Milli Enerji ve Maden Politikası hedeflerine erişildiği, Referans Senaryoya göre daha yüksek ekonomik büyüme ile oluşan daha yüksek elektrik talebinin ağırlıklı olarak ve artan oranlarda yenilenebilir kaynaklardan karşılandığı, depolama, akıllı şebekeler, elektrikli ulaşım uygulamalarının yaygınlaştığı, enerji verimliliğinin önemli ölçüde geliştiği ve enerji trendlerinin en üst seviyede yakalandığı Sürdürülebilir Büyüme Senaryosu ile sağlanabilecek kazanımlar gösterildi.

Sürdürülebilir Büyüme Senaryosu’nun başta enerji verimi potansiyelinin değerlendirilmesi, yenilenebilir enerji kaynaklarından elektrik üretim oranının artırılması ve sera gazı salımı artış hızının azaltılması gibi alanlarda, enerji sektörü perspektifinden çok önemli katkı sağlayacağı modellemeler ile görüldü.

Referans Senaryo’ya göre 2030 itibariyle yüzde 13 daha yüksek GSYH’ye ulaşılan Sürdürülebilir Büyüme Senaryosu’nda, elektrik enerjisi yoğunluğunun 2016 yılına göre yüzde 7 iyileşmesi ile daha verimli bir enerji sisteminin oluşturulacağı ve toplam sera gazı salımının Referans Senaryoya göre yüzde 5 daha az olacağı hesaplandı.

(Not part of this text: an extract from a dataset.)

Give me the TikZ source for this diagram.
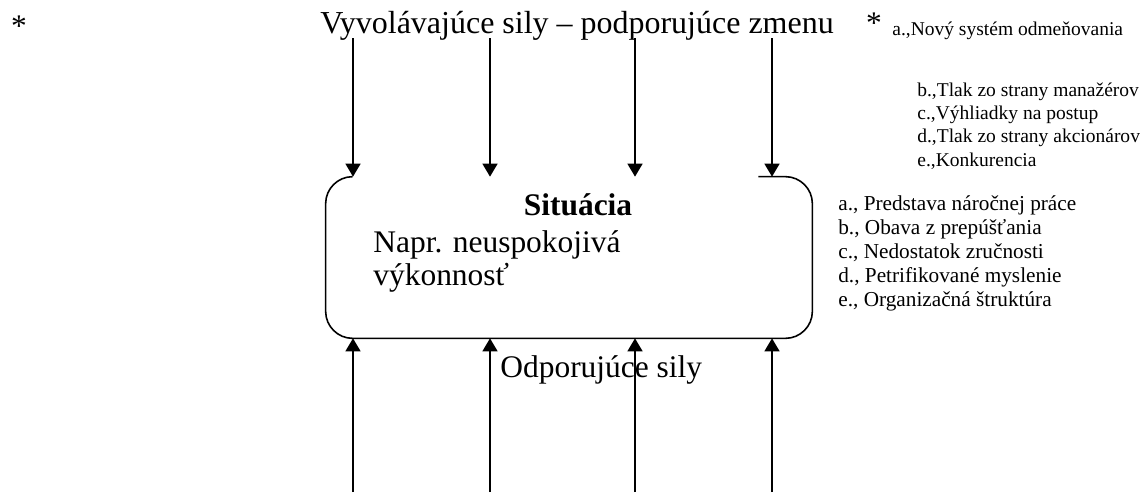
\documentclass[tikz,border=0pt]{standalone}
\usepackage{fontspec}
\setmainfont{Liberation Serif}
\usetikzlibrary{positioning,arrows.meta,calc}
\newcommand{\bigtxt}{\fontsize{17.9}{18.7}\selectfont}
\newcommand{\titletxt}{\fontsize{18.2}{19}\selectfont}
\newcommand{\smalltxt}{\fontsize{11.1}{13.1}\selectfont}
\newcommand{\smalltxtwide}{\fontsize{12.1}{13.6}\selectfont}

\begin{document}
\begin{tikzpicture}[
  every node/.style={inner sep=0pt},
  force/.style={-{Triangle[length=2.6mm,width=3mm]},line width=0.9pt},
  outline/.style={line width=0.9pt,rounded corners=5.4mm},
  big/.style={font=\bigtxt},
  list/.style={font=\smalltxt,align=left},
  listwide/.style={font=\smalltxtwide,align=left}
]
  \useasboundingbox (0,0) rectangle (22.92,-9.84);

  % situation box, left open along the top
  \node[minimum width=9.72cm,minimum height=3.22cm] (sit) at (11.38,-5.15) {};
  \draw[outline] ($(sit.north east)+(-1.08,0)$) -- (sit.north east) -- (sit.south east)
    -- (sit.south west) -- (sit.north west) -- ($(sit.north west)+(0.54,0)$);
  \node[font=\bigtxt\bfseries,anchor=base] (sittitle) at (11.56,-4.30) {Situácia};
  % multi-line nodes: base sits on the last line
  \node[big,anchor=base west,align=left] (example) at (7.46,-5.70)
    {Napr. neuspokojivá\\ výkonnosť};

  % driving forces
  \node[big,anchor=base] (star1) at (0.38,-0.72) {*};
  \node[font=\titletxt,anchor=base west] (driving) at (6.40,-0.66) {Vyvolávajúce sily – podporujúce zmenu};
  \node[big,anchor=base] (star2) at (17.48,-0.66) {*};
  \node[list,anchor=base west] (drivA) at (17.84,-0.70) {a.,Nový systém odmeňovania};
  \node[list,anchor=base west] (drivB) at (18.34,-3.32)
    {b.,Tlak zo strany manažérov\\ c.,Výhliadky na postup\\ d.,Tlak zo strany akcionárov\\ e.,Konkurencia};

  % restraining forces
  \node[big,anchor=base west] (restraining) at (10.00,-7.54) {Odporujúce sily};
  \node[listwide,anchor=base west] (restrList) at (16.76,-6.12)
    {a., Predstava náročnej práce\\ b., Obava z prepúšťania\\ c., Nedostatok zručnosti\\
     d., Petrifikované myslenie\\ e., Organizačná štruktúra};

  \coordinate (in1) at (7.06,-0.76);
  \coordinate (in2) at (9.80,-0.76);
  \coordinate (in3) at (12.70,-0.76);
  \coordinate (in4) at (15.44,-0.76);
  \coordinate (out1) at (7.06,-9.84);
  \coordinate (out2) at (9.80,-9.84);
  \coordinate (out3) at (12.70,-9.84);
  \coordinate (out4) at (15.44,-9.84);
  \draw[force] (in1) -- (in1 |- sit.north);
  \draw[force] (in2) -- (in2 |- sit.north);
  \draw[force] (in3) -- (in3 |- sit.north);
  \draw[force] (in4) -- (in4 |- sit.north);
  \draw[force] (out1) -- (out1 |- sit.south);
  \draw[force] (out2) -- (out2 |- sit.south);
  \draw[force] (out3) -- (out3 |- sit.south);
  \draw[force] (out4) -- (out4 |- sit.south);
\end{tikzpicture}
\end{document}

Ayrıca, Sürdürülebilir Büyüme Senaryosu’nda yenilenebilir enerji kaynaklarının daha hızlı değerlendirilmesi ile yenilenebilir enerji kaynaklarından üretim oranının yüzde 50’ye, yerli kaynaklardan toplam elektrik üretimi oranının da yüzde 63’e ulaşabileceği görüldü.

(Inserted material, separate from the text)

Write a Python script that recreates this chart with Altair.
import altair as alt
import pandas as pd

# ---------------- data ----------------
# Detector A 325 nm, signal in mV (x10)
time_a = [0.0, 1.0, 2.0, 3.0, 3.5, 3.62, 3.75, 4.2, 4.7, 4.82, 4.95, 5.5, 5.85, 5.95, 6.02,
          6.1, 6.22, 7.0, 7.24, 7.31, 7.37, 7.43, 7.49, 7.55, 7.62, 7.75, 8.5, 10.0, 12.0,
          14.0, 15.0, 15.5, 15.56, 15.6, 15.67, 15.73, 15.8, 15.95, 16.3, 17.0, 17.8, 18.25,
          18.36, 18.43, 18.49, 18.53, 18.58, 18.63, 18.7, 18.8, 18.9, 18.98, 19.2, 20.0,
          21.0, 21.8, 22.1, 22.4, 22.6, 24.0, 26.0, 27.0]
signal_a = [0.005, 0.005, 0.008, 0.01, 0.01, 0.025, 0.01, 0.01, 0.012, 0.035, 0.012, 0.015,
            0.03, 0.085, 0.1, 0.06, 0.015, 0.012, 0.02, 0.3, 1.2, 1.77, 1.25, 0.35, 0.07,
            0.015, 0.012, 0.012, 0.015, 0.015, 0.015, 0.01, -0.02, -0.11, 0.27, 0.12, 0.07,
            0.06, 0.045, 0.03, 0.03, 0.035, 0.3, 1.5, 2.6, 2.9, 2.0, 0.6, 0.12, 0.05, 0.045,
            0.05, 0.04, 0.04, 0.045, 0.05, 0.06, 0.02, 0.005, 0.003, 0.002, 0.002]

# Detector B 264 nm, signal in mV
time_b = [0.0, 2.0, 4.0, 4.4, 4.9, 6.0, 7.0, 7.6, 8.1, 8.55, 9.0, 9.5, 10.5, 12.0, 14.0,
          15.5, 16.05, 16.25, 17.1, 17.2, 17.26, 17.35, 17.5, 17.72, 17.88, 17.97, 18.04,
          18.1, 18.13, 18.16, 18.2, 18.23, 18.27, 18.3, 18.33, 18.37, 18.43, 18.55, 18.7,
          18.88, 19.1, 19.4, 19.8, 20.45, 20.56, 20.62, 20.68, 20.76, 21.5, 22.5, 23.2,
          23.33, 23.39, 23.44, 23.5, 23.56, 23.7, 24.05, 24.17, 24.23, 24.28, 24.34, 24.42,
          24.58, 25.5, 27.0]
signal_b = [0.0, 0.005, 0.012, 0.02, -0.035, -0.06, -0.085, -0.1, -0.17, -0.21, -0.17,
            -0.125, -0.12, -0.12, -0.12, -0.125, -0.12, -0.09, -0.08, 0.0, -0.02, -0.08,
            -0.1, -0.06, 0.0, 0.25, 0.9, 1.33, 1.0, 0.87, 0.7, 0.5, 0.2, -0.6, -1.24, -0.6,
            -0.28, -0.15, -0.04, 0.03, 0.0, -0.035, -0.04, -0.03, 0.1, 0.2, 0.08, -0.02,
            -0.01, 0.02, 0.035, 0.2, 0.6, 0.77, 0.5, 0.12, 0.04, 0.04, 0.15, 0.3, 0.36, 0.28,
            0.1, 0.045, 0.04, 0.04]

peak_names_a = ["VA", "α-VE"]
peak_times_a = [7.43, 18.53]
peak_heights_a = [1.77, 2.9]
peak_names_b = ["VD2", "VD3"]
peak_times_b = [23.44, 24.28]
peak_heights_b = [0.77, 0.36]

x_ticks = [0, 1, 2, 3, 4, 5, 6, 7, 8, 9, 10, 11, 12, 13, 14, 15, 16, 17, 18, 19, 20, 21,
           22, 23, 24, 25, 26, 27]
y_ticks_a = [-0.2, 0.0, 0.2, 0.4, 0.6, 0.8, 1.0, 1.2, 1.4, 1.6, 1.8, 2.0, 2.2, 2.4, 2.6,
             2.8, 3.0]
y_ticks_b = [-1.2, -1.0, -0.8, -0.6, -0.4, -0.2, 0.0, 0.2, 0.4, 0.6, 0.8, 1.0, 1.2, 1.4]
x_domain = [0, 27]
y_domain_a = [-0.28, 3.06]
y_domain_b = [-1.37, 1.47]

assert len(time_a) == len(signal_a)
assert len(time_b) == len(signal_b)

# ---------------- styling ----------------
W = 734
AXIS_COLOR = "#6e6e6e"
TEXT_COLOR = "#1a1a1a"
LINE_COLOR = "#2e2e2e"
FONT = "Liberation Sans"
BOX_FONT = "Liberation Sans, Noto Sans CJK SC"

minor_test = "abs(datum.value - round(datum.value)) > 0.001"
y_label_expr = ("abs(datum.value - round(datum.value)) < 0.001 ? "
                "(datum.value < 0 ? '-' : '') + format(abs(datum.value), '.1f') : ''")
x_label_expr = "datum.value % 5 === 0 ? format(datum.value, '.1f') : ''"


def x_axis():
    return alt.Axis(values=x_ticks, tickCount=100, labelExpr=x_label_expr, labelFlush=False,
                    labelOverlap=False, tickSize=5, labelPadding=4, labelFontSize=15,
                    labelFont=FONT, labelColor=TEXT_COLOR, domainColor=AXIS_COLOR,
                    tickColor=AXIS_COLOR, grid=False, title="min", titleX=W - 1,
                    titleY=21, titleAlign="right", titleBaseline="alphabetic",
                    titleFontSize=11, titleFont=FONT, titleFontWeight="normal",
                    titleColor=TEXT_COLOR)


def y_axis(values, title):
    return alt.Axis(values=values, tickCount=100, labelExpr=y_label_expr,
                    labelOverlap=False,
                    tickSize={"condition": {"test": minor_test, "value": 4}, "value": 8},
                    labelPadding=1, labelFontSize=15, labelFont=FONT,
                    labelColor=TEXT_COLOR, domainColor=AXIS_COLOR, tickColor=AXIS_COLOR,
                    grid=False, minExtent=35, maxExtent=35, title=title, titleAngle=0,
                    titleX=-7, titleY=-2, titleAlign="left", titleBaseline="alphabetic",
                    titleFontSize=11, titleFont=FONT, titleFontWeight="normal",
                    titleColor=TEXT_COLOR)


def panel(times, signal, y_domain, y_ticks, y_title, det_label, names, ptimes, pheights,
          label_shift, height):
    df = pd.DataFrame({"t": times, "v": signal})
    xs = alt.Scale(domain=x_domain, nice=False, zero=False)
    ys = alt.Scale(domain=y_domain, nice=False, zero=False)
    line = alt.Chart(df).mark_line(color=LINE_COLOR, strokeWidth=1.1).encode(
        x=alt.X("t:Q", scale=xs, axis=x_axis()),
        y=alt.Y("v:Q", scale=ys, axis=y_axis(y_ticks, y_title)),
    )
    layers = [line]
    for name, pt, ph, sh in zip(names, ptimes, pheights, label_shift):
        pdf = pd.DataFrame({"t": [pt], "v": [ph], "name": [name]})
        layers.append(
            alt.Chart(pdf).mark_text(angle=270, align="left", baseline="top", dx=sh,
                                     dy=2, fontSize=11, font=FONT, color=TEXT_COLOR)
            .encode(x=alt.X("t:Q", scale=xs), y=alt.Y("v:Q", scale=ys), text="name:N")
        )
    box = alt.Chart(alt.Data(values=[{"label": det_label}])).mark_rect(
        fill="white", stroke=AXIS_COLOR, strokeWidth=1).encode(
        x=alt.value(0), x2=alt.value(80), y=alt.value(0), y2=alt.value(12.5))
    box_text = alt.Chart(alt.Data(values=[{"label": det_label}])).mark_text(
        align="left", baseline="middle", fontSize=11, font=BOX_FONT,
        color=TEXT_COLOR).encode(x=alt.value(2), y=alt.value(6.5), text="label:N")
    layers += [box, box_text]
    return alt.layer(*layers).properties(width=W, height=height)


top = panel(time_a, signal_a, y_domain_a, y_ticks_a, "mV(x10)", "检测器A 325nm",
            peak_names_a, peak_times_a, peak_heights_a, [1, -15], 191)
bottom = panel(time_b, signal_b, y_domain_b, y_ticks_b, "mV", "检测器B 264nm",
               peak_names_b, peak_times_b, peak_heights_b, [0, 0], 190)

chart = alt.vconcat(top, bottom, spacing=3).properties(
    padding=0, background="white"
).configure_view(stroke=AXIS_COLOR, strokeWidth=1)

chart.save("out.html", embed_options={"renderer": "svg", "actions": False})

Emtia fiyatlarının reel olarak 2016 yılı seviyesine endekslendiği simülasyonlarda artan elektrik talebi ve yeni teknoloji yatırımlarının da etkisiyle Sürdürülebilir Büyüme Senaryosu’nda ortalama elektrik fiyatının Referans Senaryo’ya kıyasla yüzde 6 daha yüksek olabileceği hesaplandı.

Bununla birlikte Sürdürülebilir Büyüme Senaryosu’nda yenilenebilir kaynaklardan elektrik üretim oranının daha yüksek olması sonucunda, yakıt maliyetlerindeki herhangi bir artışın elektrik fiyatındaki etkisinin Referans Senaryo’ya kıyasla yüzde 11 daha az olacağı, bu durumun enerji tüketicileri ve makroekonomi perspektiflerinden bir diğer önemli kazanım alanı olduğu tespit edildi.

Tüm bu detaylı analizlere ek olarak, Sürdürülebilir Büyüme Senaryosu ile ekonomiye sağlanacak ek katma değerin büyüklüğü hesaplandı.

Enerji değer zincirinin tümünde dijital, dağıtık ve düşük karbon perspektifleriyle 3D vizyonu, yeni teknolojiler, yenilikçi iş modelleri ile desteklenecek enerji ekosisteminin, ekonomik büyümeye önemli ek katkı yaratacağı hesaplandı.